Later you add another request handler for creating tickets. It accepts a request, validates the input, creates a Ticket instance, saves it, and responds with a 201 (if created) or 400 (if invalid). The code for this looks almost identical to the animal request handler. This triggers your DRY instinct again, so you make a create_resource function that accepts request data and the resource class

Now it’s so easy to add new handlers that create other types of resources! Until a new requirement comes in: you must check the schedule before creating a ticket so you don’t overbook the zoo. You decide to accept a pre_create callback in create_resource to handle this.

The next requirement is that you must create a FeedingSchedule for each Animal that is created. No problem, a post_create callback can handle that.

But then that has to communicate with the kitchen’s API, which is slow, requiring the animal request to run asynchronously. Maybe an async=True flag? Oh, and tickets shouldn’t actually return a 400 status if the input is bad, they should create an in-progress ticket, and…

Your create_resource function now has a pile of parameters, flags, and callbacks.

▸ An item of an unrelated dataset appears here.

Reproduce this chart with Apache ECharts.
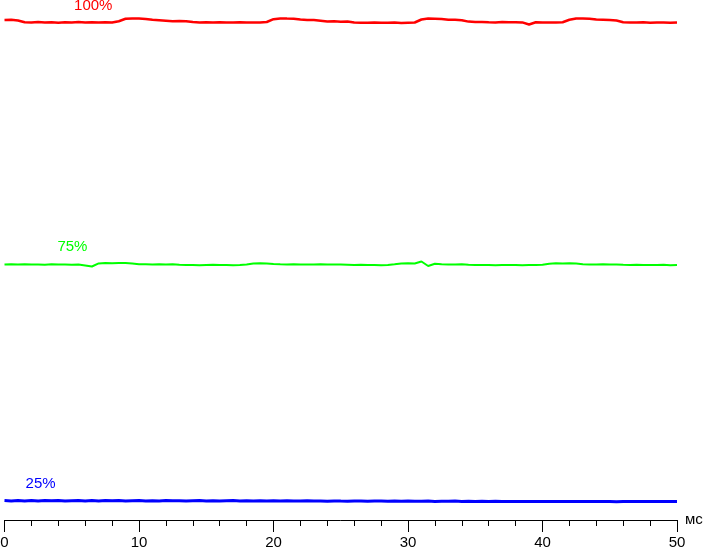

It’s hard to use and even harder to change. You look back to figure out how this happened: You DRYed up some duplicated code, but then the requirements kept changing and your beautiful and simple abstraction got gross.

How can you avoid this?

The key is to know when to DRY your code. It’s not about duplicated code, it’s about duplicated knowledge. For example, when you wrote is_canine, you created one source of truth for the knowledge of what makes something a canine, which seems reasonable. But when you created create_resource, you unintentionally created one source of truth for the knowledge of how every resource gets created, and not all resources are created the same way.

You will have much greater success with the DRY principle if you stop thinking in terms of reuse, and start thinking in terms of change. Abstractions couple logic, and you should only couple things that change for the same reason. The logic for creating an animal and creating a ticket changed for different reasons, and those changes were painful because their logic was coupled.

Remember, when deciding if you should apply DRY, it’s not about saving future keystrokes, it’s about keeping one source of truth. It’s not about reuse, it’s about change (like so much in programming).

It’s not about avoiding duplicated code, it’s about avoiding duplicated knowledge.